**Exercise objective:**
Make an exact copy of the entries, and keep any pictures out of it.

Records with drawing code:
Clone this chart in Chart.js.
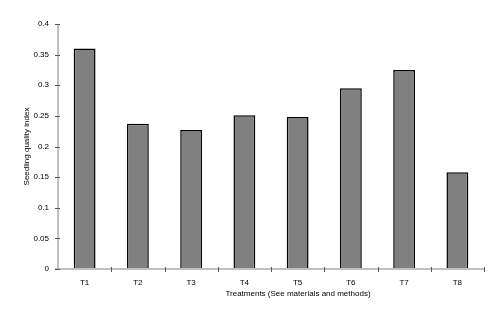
<!DOCTYPE html>
<html>
<head>
<meta charset="utf-8">
<script src="https://cdn.jsdelivr.net/npm/chart.js@4"></script>
<style>
  html, body { margin: 0; padding: 0; background: #fff; }
  canvas { display: block; }
</style>
</head>
<body>
<canvas id="chart" width="500" height="314"></canvas>
<script>
const treatments = ['T1', 'T2', 'T3', 'T4', 'T5', 'T6', 'T7', 'T8'];
const qualityIndex = [0.36, 0.237, 0.227, 0.251, 0.248, 0.295, 0.325, 0.158];
const yTicks = [0, 0.05, 0.1, 0.15, 0.2, 0.25, 0.3, 0.35, 0.4];
const xTitle = 'Treatments (See materials and methods)';
const yTitle = 'Seedling quality index';

const font = {family: '"Liberation Sans", Arial, sans-serif', size: 8};
const tickColor = '#555';
const axisColor = '#c0c0c0';

// axis lines, tick marks and the x title are drawn by hand: the ticks cross
// the axis and the x title sits right of the plot centre in the original
const extrasPlugin = {
  id: 'extras',
  afterDatasetsDraw(chart) {
    const {ctx, chartArea, scales} = chart;
    const x = scales.x;
    const y = scales.y;
    ctx.save();

    ctx.strokeStyle = axisColor;
    ctx.lineWidth = 2;
    ctx.beginPath();
    ctx.moveTo(chartArea.left, y.getPixelForValue(0.4));
    ctx.lineTo(chartArea.left, chartArea.bottom);
    ctx.moveTo(chartArea.left - 3, chartArea.bottom);
    ctx.lineTo(chartArea.right, chartArea.bottom);
    ctx.stroke();

    ctx.strokeStyle = tickColor;
    ctx.lineWidth = 1;
    ctx.beginPath();
    y.ticks.forEach((t, i) => {
      const py = Math.round(y.getPixelForTick(i)) + 0.5;
      ctx.moveTo(chartArea.left - 3, py);
      ctx.lineTo(chartArea.left + 2, py);
    });
    const half = (x.getPixelForValue(1) - x.getPixelForValue(0)) / 2;
    for (let i = 0; i < treatments.length; i++) {
      const px = Math.round(x.getPixelForValue(i) + half) + 0.5;
      ctx.moveTo(px, chartArea.bottom + 3);
      ctx.lineTo(px, chartArea.bottom - 2);
    }
    ctx.stroke();

    ctx.font = `${font.size}px ${font.family}`;
    ctx.fillStyle = '#000';
    ctx.textAlign = 'center';
    ctx.textBaseline = 'middle';
    ctx.fillText(xTitle, (chartArea.left + chartArea.right) / 2 + 27, 294);
    ctx.restore();
  }
};

new Chart(document.getElementById('chart'), {
  type: 'bar',
  data: {
    labels: treatments,
    datasets: [{
      data: qualityIndex,
      backgroundColor: '#808080',
      borderColor: '#000',
      borderWidth: 1.5,
      categoryPercentage: 1,
      barPercentage: 0.41,
    }]
  },
  options: {
    responsive: false,
    animation: false,
    layout: {padding: {top: 24, right: 16, left: 0, bottom: 0}},
    plugins: {legend: {display: false}, tooltip: {enabled: false}},
    scales: {
      x: {
        grid: {display: true, drawOnChartArea: false, tickLength: 3, color: 'rgba(0,0,0,0)'},
        border: {display: false},
        ticks: {color: '#000', font, padding: 6},
        afterFit(scale) { scale.height = 45; }
      },
      y: {
        min: 0,
        max: 0.4,
        afterBuildTicks(scale) { scale.ticks = yTicks.map(v => ({value: v})); },
        grid: {display: true, drawOnChartArea: false, tickLength: 3, color: 'rgba(0,0,0,0)'},
        border: {display: false},
        ticks: {color: '#000', font, padding: 6, callback: v => String(+v.toFixed(2))},
        title: {display: true, text: yTitle, color: '#000', font, padding: {top: 22, bottom: 0}},
        afterFit(scale) { scale.width = 58; }
      }
    }
  },
  plugins: [extrasPlugin]
});
</script>
</body>
</html>
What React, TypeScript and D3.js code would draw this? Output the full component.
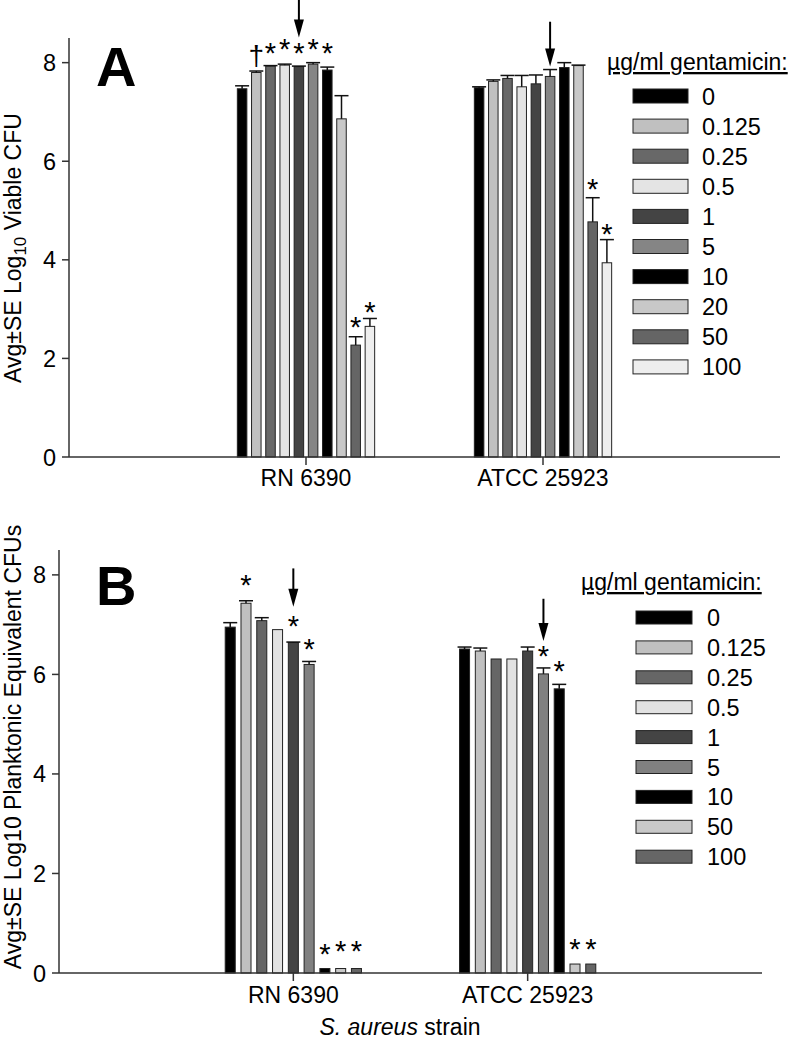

**Output for this task:**
Clone this chart in Chart.js.
<!DOCTYPE html>
<html>
<head>
<meta charset="utf-8">
<script src="https://cdn.jsdelivr.net/npm/chart.js@4"></script>
<style>
  html, body { margin: 0; padding: 0; background: #fff; }
  canvas { display: block; }
</style>
</head>
<body>
<canvas id="chart" width="500" height="314"></canvas>
<script>
const treatments = ['T1', 'T2', 'T3', 'T4', 'T5', 'T6', 'T7', 'T8'];
const qualityIndex = [0.36, 0.237, 0.227, 0.251, 0.248, 0.295, 0.325, 0.158];
const yTicks = [0, 0.05, 0.1, 0.15, 0.2, 0.25, 0.3, 0.35, 0.4];
const xTitle = 'Treatments (See materials and methods)';
const yTitle = 'Seedling quality index';

const font = {family: '"Liberation Sans", Arial, sans-serif', size: 8};
const tickColor = '#555';
const axisColor = '#c0c0c0';

// axis lines, tick marks and the x title are drawn by hand: the ticks cross
// the axis and the x title sits right of the plot centre in the original
const extrasPlugin = {
  id: 'extras',
  afterDatasetsDraw(chart) {
    const {ctx, chartArea, scales} = chart;
    const x = scales.x;
    const y = scales.y;
    ctx.save();

    ctx.strokeStyle = axisColor;
    ctx.lineWidth = 2;
    ctx.beginPath();
    ctx.moveTo(chartArea.left, y.getPixelForValue(0.4));
    ctx.lineTo(chartArea.left, chartArea.bottom);
    ctx.moveTo(chartArea.left - 3, chartArea.bottom);
    ctx.lineTo(chartArea.right, chartArea.bottom);
    ctx.stroke();

    ctx.strokeStyle = tickColor;
    ctx.lineWidth = 1;
    ctx.beginPath();
    y.ticks.forEach((t, i) => {
      const py = Math.round(y.getPixelForTick(i)) + 0.5;
      ctx.moveTo(chartArea.left - 3, py);
      ctx.lineTo(chartArea.left + 2, py);
    });
    const half = (x.getPixelForValue(1) - x.getPixelForValue(0)) / 2;
    for (let i = 0; i < treatments.length; i++) {
      const px = Math.round(x.getPixelForValue(i) + half) + 0.5;
      ctx.moveTo(px, chartArea.bottom + 3);
      ctx.lineTo(px, chartArea.bottom - 2);
    }
    ctx.stroke();

    ctx.font = `${font.size}px ${font.family}`;
    ctx.fillStyle = '#000';
    ctx.textAlign = 'center';
    ctx.textBaseline = 'middle';
    ctx.fillText(xTitle, (chartArea.left + chartArea.right) / 2 + 27, 294);
    ctx.restore();
  }
};

new Chart(document.getElementById('chart'), {
  type: 'bar',
  data: {
    labels: treatments,
    datasets: [{
      data: qualityIndex,
      backgroundColor: '#808080',
      borderColor: '#000',
      borderWidth: 1.5,
      categoryPercentage: 1,
      barPercentage: 0.41,
    }]
  },
  options: {
    responsive: false,
    animation: false,
    layout: {padding: {top: 24, right: 16, left: 0, bottom: 0}},
    plugins: {legend: {display: false}, tooltip: {enabled: false}},
    scales: {
      x: {
        grid: {display: true, drawOnChartArea: false, tickLength: 3, color: 'rgba(0,0,0,0)'},
        border: {display: false},
        ticks: {color: '#000', font, padding: 6},
        afterFit(scale) { scale.height = 45; }
      },
      y: {
        min: 0,
        max: 0.4,
        afterBuildTicks(scale) { scale.ticks = yTicks.map(v => ({value: v})); },
        grid: {display: true, drawOnChartArea: false, tickLength: 3, color: 'rgba(0,0,0,0)'},
        border: {display: false},
        ticks: {color: '#000', font, padding: 6, callback: v => String(+v.toFixed(2))},
        title: {display: true, text: yTitle, color: '#000', font, padding: {top: 22, bottom: 0}},
        afterFit(scale) { scale.width = 58; }
      }
    }
  },
  plugins: [extrasPlugin]
});
</script>
</body>
</html>
What React, TypeScript and D3.js code would draw this? Output the full component.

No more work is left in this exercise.